All'indomani delle dimissioni di Ignazio Marino, nella Capitale già impazza il toto sindaco. Il voto è contendibile e fluido come non mai: dopo Mafia Capitale i romani - cinici e diffidenti nei confronti della politica - sembrano aver capito che il riscatto morale della città debba passare non per forza dai partiti.
Il M5S gongola, forte di sondaggi in forte ascesa e del tracollo del Pd, storicamente radicato al tessuto cittadino, ma ormai distante da una base tramortita dal commissariamento prorogato e dallo strappo netto e doloroso con Marino. Non a caso i dem stanno cercando una autorevole candidadura non interna al partito, ma nella società civile.
Indubbiamente il nome forte che potrebbe sparigliare le carte ed evitare l'ascesa grillina al Campidoglio è quello di Giorgia Meloni, che ad Atreju ha incassato gli appoggi di Toti e Salvini: romana doc, donna carismatica e mediaticamente forte, è un volto apprezzato trasversalmente e che potrebbe pescare nel bacino dell'astensione e dei delusi democratici.
Inoltre nella Capitale Fratelli d'Italia viaggia a percentuali raddoppiate rispetto al dato nazionale ed è stato il partito che di più constrastato l'amministrazione Marino: " grazie al nostro esposto presentato il 7 ottobre - le parole del segretario romano De Priamo - la procura di Roma ha aperto il fascicolo sulle spese del sindaco che lo ha portato alle dimissioni, ma la nostra strenua opposizione, a differenza di altri, parte da molto lontano".
La medaglia di una coerente e incalzante opposizione a Marino, però, non basta a chi si propone di governare Roma, se a condividere lo stesso partito è proprio il sindaco indagato per le vicende di Mafia Capitale: imbarazzo superato, dato che tra le Meloni e Alemanno si è arrivati a una frattura non ricomponibile.
La battaglia politica interna a Fratelli d'Italia infuria da tempo: Alemanno - autosospesosi da tutti gli incarichi dopo le vicende di Mafia Capitale - non si è sentito difeso abbastanza dalla Meloni e ha convogliato tutte le energie sul movimento Prima l'Italia.
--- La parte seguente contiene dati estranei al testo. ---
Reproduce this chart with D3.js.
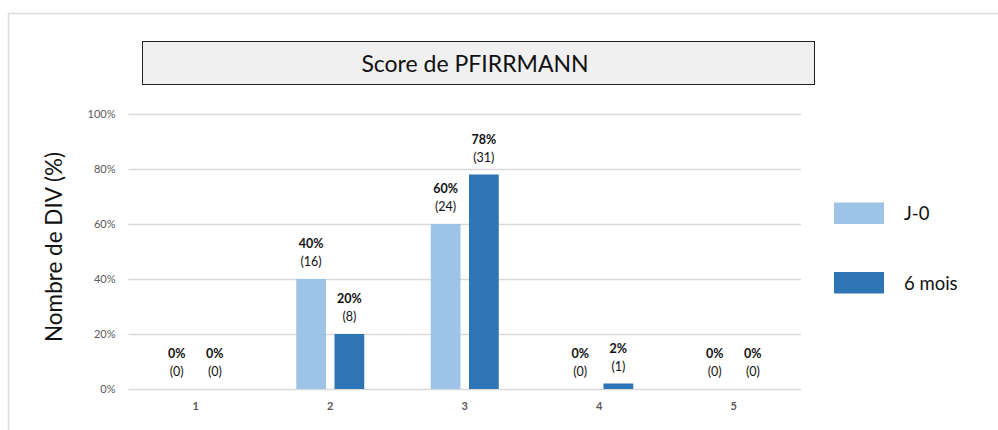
<!DOCTYPE html>
<html>
<head>
<meta charset="utf-8">
<script src="https://cdn.jsdelivr.net/npm/d3@7"></script>
<style>
  html, body { margin: 0; padding: 0; background: #fff; }
  svg { display: block; font-family: Lato, "Open Sans", sans-serif; }
</style>
</head>
<body>
<svg id="chart" width="998" height="430"></svg>
<script>
// Pfirrmann grade distribution, baseline vs. 6 months
const categories = ["1", "2", "3", "4", "5"];
const seriesNames = ["J-0", "6 mois"];
const pctJ0 = [0, 40, 60, 0, 0];
const pct6m = [0, 20, 78, 2, 0];
const countJ0 = [0, 16, 24, 0, 0];
const count6m = [0, 8, 31, 1, 0];
const yTicks = [0, 20, 40, 60, 80, 100];
const colors = ["#9dc3e6", "#2e75b6"];

const series = [
  { name: seriesNames[0], pct: pctJ0, cnt: countJ0, color: colors[0] },
  { name: seriesNames[1], pct: pct6m, cnt: count6m, color: colors[1] }
];

const svg = d3.select("#chart");

// outer frame (top and left edges)
svg.append("path")
  .attr("d", "M8.5,430 V13.5 H998")
  .attr("fill", "none")
  .attr("stroke", "#dcdcdc")
  .attr("stroke-width", 1.5);

// title box
svg.append("rect")
  .attr("x", 142.5).attr("y", 41.5)
  .attr("width", 672).attr("height", 43)
  .attr("fill", "#f0f0f0")
  .attr("stroke", "#222")
  .attr("stroke-width", 1);
svg.append("text")
  .attr("x", 475).attr("y", 72)
  .attr("text-anchor", "middle")
  .attr("font-size", 23)
  .attr("fill", "#111")
  .text("Score de PFIRRMANN");

const plot = { left: 128.5, right: 801, top: 114, bottom: 389 };

const x = d3.scaleBand()
  .domain(categories)
  .range([plot.left, plot.right])
  .paddingInner(0)
  .paddingOuter(0);

const y = d3.scaleLinear()
  .domain([0, 100])
  .range([plot.bottom, plot.top]);

const sub = d3.scaleBand()
  .domain(seriesNames)
  .range([-34, 34])
  .paddingInner(0.222)
  .paddingOuter(0);

// gridlines + y tick labels
const yAxis = d3.axisLeft(y)
  .tickValues(yTicks)
  .tickFormat(d => d + "%")
  .tickSize(-(plot.right - plot.left))
  .tickPadding(13);
const gy = svg.append("g")
  .attr("transform", `translate(${plot.left},0)`)
  .call(yAxis);
gy.select(".domain").remove();
gy.selectAll(".tick line").attr("stroke", "#d9d9d9").attr("stroke-width", 1.5);
gy.selectAll(".tick text")
  .attr("fill", "#595959")
  .attr("font-size", 11)
  .attr("font-family", "Lato, 'Open Sans', sans-serif");

// x tick labels
const xAxis = d3.axisBottom(x).tickSize(0).tickPadding(13);
const gx = svg.append("g")
  .attr("transform", `translate(0,${plot.bottom})`)
  .call(xAxis);
gx.select(".domain").remove();
gx.selectAll(".tick text")
  .attr("fill", "#595959")
  .attr("font-size", 11)
  .attr("font-weight", "bold")
  .attr("font-family", "Lato, 'Open Sans', sans-serif");

// bars and value labels
series.forEach(s => {
  const g = svg.append("g");
  const cx = i => x(categories[i]) + x.bandwidth() / 2 + sub(s.name);
  g.selectAll("rect")
    .data(s.pct)
    .join("rect")
    .attr("x", (d, i) => cx(i))
    .attr("width", sub.bandwidth())
    .attr("y", d => y(d))
    .attr("height", d => y(0) - y(d))
    .attr("fill", s.color);

  const lab = g.selectAll("g.lab")
    .data(s.pct)
    .join("g")
    .attr("class", "lab")
    .attr("transform", (d, i) => `translate(${cx(i) + sub.bandwidth() / 2},${y(d)})`);
  lab.append("text")
    .attr("y", -31)
    .attr("text-anchor", "middle")
    .attr("font-size", 12.5)
    .attr("font-weight", "bold")
    .attr("fill", "#111")
    .text(d => d + "%");
  lab.append("text")
    .attr("y", -13)
    .attr("text-anchor", "middle")
    .attr("font-size", 12.5)
    .attr("fill", "#111")
    .text((d, i) => "(" + s.cnt[i] + ")");
});

// y-axis title
svg.append("text")
  .attr("transform", "translate(62,247) rotate(-90)")
  .attr("text-anchor", "middle")
  .attr("font-size", 22.5)
  .attr("fill", "#111")
  .text("Nombre de DIV (%)");

// legend
const legend = svg.append("g");
const legendY = [202.5, 272];
series.forEach((s, i) => {
  legend.append("rect")
    .attr("x", 834).attr("y", legendY[i])
    .attr("width", 50).attr("height", 21.5)
    .attr("fill", s.color);
  legend.append("text")
    .attr("x", 904).attr("y", legendY[i] + 17.5)
    .attr("font-size", 18.5)
    .attr("fill", "#111")
    .text(s.name);
});
</script>
</body>
</html>
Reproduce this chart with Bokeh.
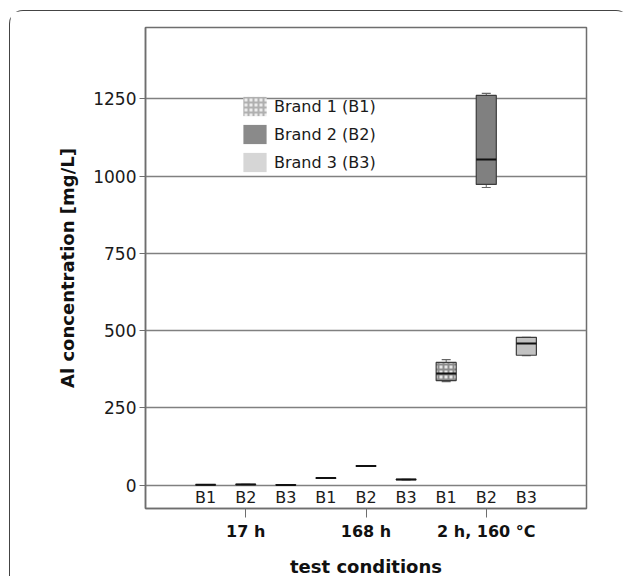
from bokeh.plotting import figure
from bokeh.models import (FactorRange, Range1d, FixedTicker, CategoricalAxis,
                          ColumnDataSource, Legend, LegendItem)
from bokeh.core.properties import value
from bokeh.embed import file_html
from bokeh.resources import INLINE

groups = ["17 h", "168 h", "2 h, 160 °C"]
brands = ["B1", "B2", "B3"]
brand_names = ["Brand 1 (B1)", "Brand 2 (B2)", "Brand 3 (B3)"]

# Box plot statistics per brand, one value per test condition (17 h, 168 h, 2 h 160 °C)
whisker_low = {"B1": [0.3, 21.5, 335], "B2": [1.5, 60.0, 963], "B3": [0.2, 16.5, 419]}
q1 = {"B1": [0.4, 22.0, 338], "B2": [1.8, 61.0, 973], "B3": [0.3, 17.0, 420]}
median = {"B1": [0.5, 22.5, 361], "B2": [2.0, 61.5, 1054], "B3": [0.4, 17.5, 458]}
q3 = {"B1": [0.6, 23.0, 397], "B2": [2.3, 62.0, 1261], "B3": [0.5, 18.0, 478]}
whisker_high = {"B1": [0.7, 23.5, 406], "B2": [2.5, 63.0, 1268], "B3": [0.6, 18.5, 478]}

y_ticks = [0, 250, 500, 750, 1000, 1250]
y_start, y_end = -76, 1481

box_fill = {"B1": "#e8e8e8", "B2": "#808080", "B3": "#c2c2c2"}
legend_fill = {"B1": "#ececec", "B2": "#8a8a8a", "B3": "#d6d6d6"}
hatch = {"B1": "+", "B2": " ", "B3": " "}

factors = [(g, b) for g in groups for b in brands]

p = figure(
    x_range=FactorRange(*factors, group_padding=0, factor_padding=0,
                        range_padding=1, range_padding_units="absolute"),
    y_range=Range1d(y_start, y_end),
    frame_width=441, frame_height=481,
    min_border_left=135, min_border_top=16, min_border_right=43, min_border_bottom=64,
    x_axis_location=None,
    output_backend="svg", toolbar_location=None,
    background_fill_color="white", border_fill_color="white",
    styles={"margin-left": "9px", "margin-top": "10px",
            "border": "1.5px solid #444444", "border-bottom": "none",
            "border-radius": "14px 14px 0 0"},
)
p.outline_line_color = "#6e6e6e"
p.outline_line_width = 1.5

# grid
p.ygrid.ticker = FixedTicker(ticks=y_ticks)
p.ygrid.grid_line_color = "#808080"
p.ygrid.grid_line_width = 1.5
p.xgrid.visible = False

# y axis
yax = p.yaxis[0]
yax.ticker = FixedTicker(ticks=y_ticks)
yax.axis_line_color = "#6e6e6e"
yax.axis_line_width = 1.5
yax.major_tick_line_color = "#6e6e6e"
yax.major_tick_out = 6
yax.major_tick_in = 0
yax.minor_tick_line_color = None
yax.major_label_text_font = "DejaVu Sans"
yax.major_label_text_font_size = "17px"
yax.major_label_text_color = "#1a1a1a"
yax.major_label_standoff = 3
yax.axis_label = "Al concentration [mg/L]"
yax.axis_label_text_font = "DejaVu Sans"
yax.axis_label_text_font_style = "bold"
yax.axis_label_text_font_size = "18px"
yax.axis_label_text_color = "#111111"
yax.axis_label_standoff = 12

# group axis (test conditions)
p.extra_x_ranges = {"groups": FactorRange(*groups, range_padding=1/3,
                                          range_padding_units="absolute")}
gax = CategoricalAxis(x_range_name="groups")
gax.axis_line_color = "#6e6e6e"
gax.axis_line_width = 1.5
gax.major_tick_line_color = "#6e6e6e"
gax.major_tick_out = 9
gax.major_tick_in = 0
gax.major_label_text_font = "DejaVu Sans"
gax.major_label_text_font_style = "bold"
gax.major_label_text_font_size = "16px"
gax.major_label_text_color = "#111111"
gax.major_label_standoff = 4
gax.axis_label = "test conditions"
gax.axis_label_text_font = "DejaVu Sans"
gax.axis_label_text_font_style = "bold"
gax.axis_label_text_font_size = "18px"
gax.axis_label_text_color = "#111111"
gax.axis_label_standoff = 12
p.add_layout(gax, "below")

# brand labels under the zero line
lab_src = ColumnDataSource(dict(x=factors, base=[0] * len(factors),
                                text=[f[1] for f in factors]))
p.text(x="x", y="base", text="text", source=lab_src, text_align="center",
       text_baseline="top", y_offset=3, text_font=value("DejaVu Sans"),
       text_font_size="16px", text_color="#1a1a1a")

legend_items = []
for b, name in zip(brands, brand_names):
    src = ColumnDataSource(dict(
        x=[(g, b) for g in groups],
        lo=whisker_low[b], q1=q1[b], med=median[b], q3=q3[b], hi=whisker_high[b],
    ))
    # whiskers
    p.segment(x0="x", y0="q3", x1="x", y1="hi", source=src, line_color="#666666", line_width=1)
    p.segment(x0="x", y0="lo", x1="x", y1="q1", source=src, line_color="#666666", line_width=1)
    p.scatter(x="x", y="hi", source=src, marker="dash", size=9, line_color="#666666", line_width=1.2)
    p.scatter(x="x", y="lo", source=src, marker="dash", size=9, line_color="#666666", line_width=1.2)
    # boxes
    p.vbar(x="x", bottom="q1", top="q3", width=0.5, source=src,
           fill_color=box_fill[b], line_color="#3c3c3c", line_width=1.2,
           hatch_pattern=hatch[b], hatch_color="#8c8c8c", hatch_scale=5, hatch_weight=2)
    # medians
    p.rect(x="x", y="med", width=0.5, height=2, height_units="screen", source=src,
           fill_color="#111111", line_color=None)
    # legend-only renderer
    lr = p.vbar(x="x", bottom="q1", top="q3", width=0.5, source=src,
                fill_color=legend_fill[b], line_color=None,
                hatch_pattern=hatch[b], hatch_color="#b0b0b0", hatch_scale=5, hatch_weight=2,
                visible=False)
    legend_items.append(LegendItem(label=name, renderers=[lr]))

legend = Legend(items=legend_items, location=(95, 334), padding=0, margin=0, spacing=4,
                glyph_width=29, glyph_height=24, label_standoff=5,
                label_text_font="DejaVu Sans", label_text_font_size="16px",
                label_text_color="#1a1a1a", border_line_color=None,
                background_fill_alpha=0)
p.add_layout(legend)

open("out.html", "w").write(file_html(p, INLINE))
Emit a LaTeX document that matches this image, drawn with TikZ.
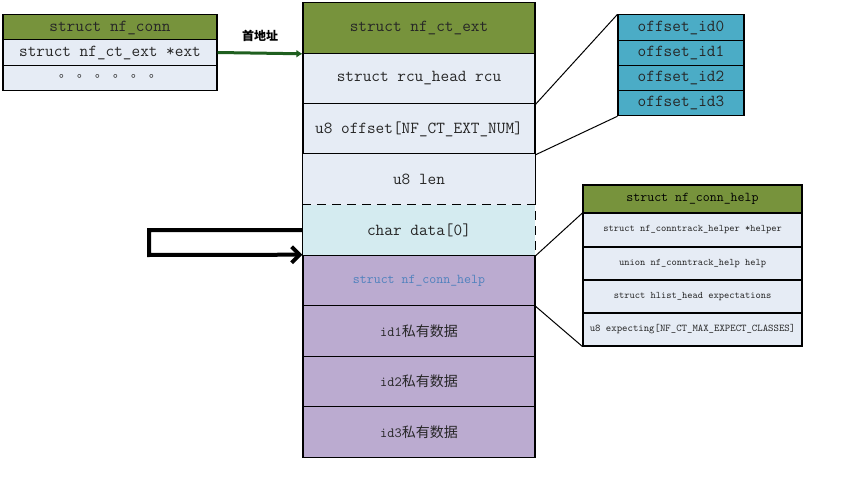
\documentclass[tikz,border=0pt]{standalone}
\usepackage{fontspec}
\newfontfamily\cjk{Noto Sans CJK SC}
\usetikzlibrary{arrows.meta}
\definecolor{hdrgreen}{HTML}{77933C}
\definecolor{rowlight}{HTML}{E6ECF5}
\definecolor{rowcyan}{HTML}{D4EBF0}
\definecolor{rowpurple}{HTML}{BBABD0}
\definecolor{offteal}{HTML}{4BACC6}
\definecolor{bluetext}{HTML}{4F81BD}
\definecolor{arrowgreen}{HTML}{1F5F1F}
\tikzset{
  cell/.style={draw=black, line width=1.1pt, inner sep=0pt, font=\ttfamily, text=black!85},
  mainrow/.style={cell, minimum width=232pt, minimum height=50.5pt, font=\ttfamily\fontsize{16.8}{18}\selectfont},
  leftrow/.style={cell, minimum width=214pt, minimum height=25.3pt, font=\ttfamily\fontsize{16.8}{18}\selectfont},
  offrow/.style={cell, fill=offteal, minimum width=126pt, minimum height=25.2pt, font=\ttfamily\fontsize{16.8}{18}\selectfont},
  helprow/.style={cell, fill=rowlight, minimum width=219pt, minimum height=33pt, font=\ttfamily\fontsize{10}{12}\selectfont},
  link/.style={draw=black, line width=1pt},
  dashedge/.style={line width=1.1pt, dash pattern=on 9pt off 6pt},
}
\begin{document}
\begin{tikzpicture}[x=1pt,y=-1pt]
\useasboundingbox (0,0) rectangle (854,492);
% main column
\node[mainrow, fill=hdrgreen] (r1) at (419,28) {struct nf\_ct\_ext};
\node[mainrow, fill=rowlight] (r2) at (419,78.5) {struct rcu\_head rcu};
\node[mainrow, fill=rowlight] (r3) at (419,129) {u8 offset[NF\_CT\_EXT\_NUM]};
\node[mainrow, fill=rowlight, draw=none] (r4) at (419,179.5) {u8 len};
\draw[line width=1.1pt] (r4.south west) -- (r4.north west) -- (r4.north east) -- (r4.south east);
\node[mainrow, fill=rowcyan, draw=none] (r5) at (419,230) {char data[0]};
\draw[dashedge] (r5.north west) -- (r5.north east) -- (r5.south east);
\draw[line width=1.1pt] (r5.north west) -- (r5.south west);
\node[mainrow, fill=rowpurple, font=\ttfamily\fontsize{13.5}{15}\selectfont, text=bluetext] (r6) at (419,280.5) {struct nf\_conn\_help};
\node[mainrow, fill=rowpurple, font=\ttfamily\fontsize{14}{16}\selectfont] (r7) at (419,331) {id1{\cjk 私有数据}};
\node[mainrow, fill=rowpurple, font=\ttfamily\fontsize{14}{16}\selectfont] (r8) at (419,381.5) {id2{\cjk 私有数据}};
\node[mainrow, fill=rowpurple, font=\ttfamily\fontsize{14}{16}\selectfont] (r9) at (419,432) {id3{\cjk 私有数据}};
% left struct
\node[leftrow, fill=hdrgreen] (l1) at (110,27.5) {struct nf\_conn};
\node[leftrow, fill=rowlight] (l2) at (110,52.5) {struct nf\_ct\_ext *ext};
\node[leftrow, fill=rowlight, font=\cjk\fontsize{12}{12}\selectfont] (l3) at (110,78) {\raisebox{3pt}{。\hspace{6pt}。\hspace{6pt}。\hspace{6pt}。\hspace{6pt}。\hspace{6pt}。}};
% pointer arrow
\draw[arrowgreen, line width=3pt, -{Latex[length=6pt,width=8pt]}] (l2.east) -- (r1.south west) node[midway, above=7pt, text=black, font=\cjk\bfseries\fontsize{12}{14}\selectfont] (lbl) {首地址};
% offsets
\node[offrow] (o0) at (681,27.5) {offset\_id0};
\node[offrow] (o1) at (681,52.7) {offset\_id1};
\node[offrow] (o2) at (681,77.9) {offset\_id2};
\node[offrow] (o3) at (681,103.1) {offset\_id3};
\draw[link] (r2.south east) -- (o0.north west);
\draw[link] (r3.south east) -- (o3.south west);
% help struct
\node[helprow, fill=hdrgreen, minimum height=28pt, font=\ttfamily\fontsize{13.5}{15}\selectfont, text=black] (h0) at (692.5,199) {struct nf\_conn\_help};
\node[helprow] (h1) at (692.5,230) {struct nf\_conntrack\_helper *helper};
\node[helprow] (h2) at (692.5,263.5) {union nf\_conntrack\_help help};
\node[helprow] (h3) at (692.5,296.5) {struct hlist\_head expectations};
\node[helprow, font=\ttfamily\fontsize{10.3}{12}\selectfont] (h4) at (692.5,329.5) {u8 expecting[NF\_CT\_MAX\_EXPECT\_CLASSES]};
\draw[link] (r5.south east) -- (h1.north west);
\draw[link] (r6.south east) -- (h4.south west);
% loop arrow
\coordinate (lp1) at (149,230);
\coordinate (lp2) at (149,255);
\draw[line width=4pt, -{Straight Barb[length=8pt,width=16pt]}] (r5.west) -- (lp1) -- (lp2) -- (r6.north west);
\end{tikzpicture}
\end{document}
Sempre più ai margini del partito, ha provato a riacquistare peso attraverso una manovra esterna: all'assemblea della fondazione Alleanza nazionale, nella quale a suon di mozioni si contendevano nome e simbolo - ma non il patrimonio, che verrà impiegato solo per favorire iniziative culturali - l'asse Fini-Alemanno è stato sconfitto da quello Meloni-Rampelli- La Russa, aiutati anche da ex colonnelli ora in Forza Italia come Gasparri e Matteoli, nell'ottica di una futura coalizione unitaria di centrodestra.
Gli alemanniani non sono stati confermati in alcuni organi direttivi locali, ma la valenza del fatto non risiede nei semplici rapporti di forza interni al partito: è come se questa rottura avesse scacciato il fantasma della vecchia gestione alemanniana e fatto cadere una arma importante per gli avversari della
Meloni.La salita verso il Campidoglio ora è un po' meno ripida: chissà - citando un passo della canzone "l'estate sta finendo" dei Righeira - che sia arrivato il momento di dire " è tempo che i gabbiani arrivino in città...".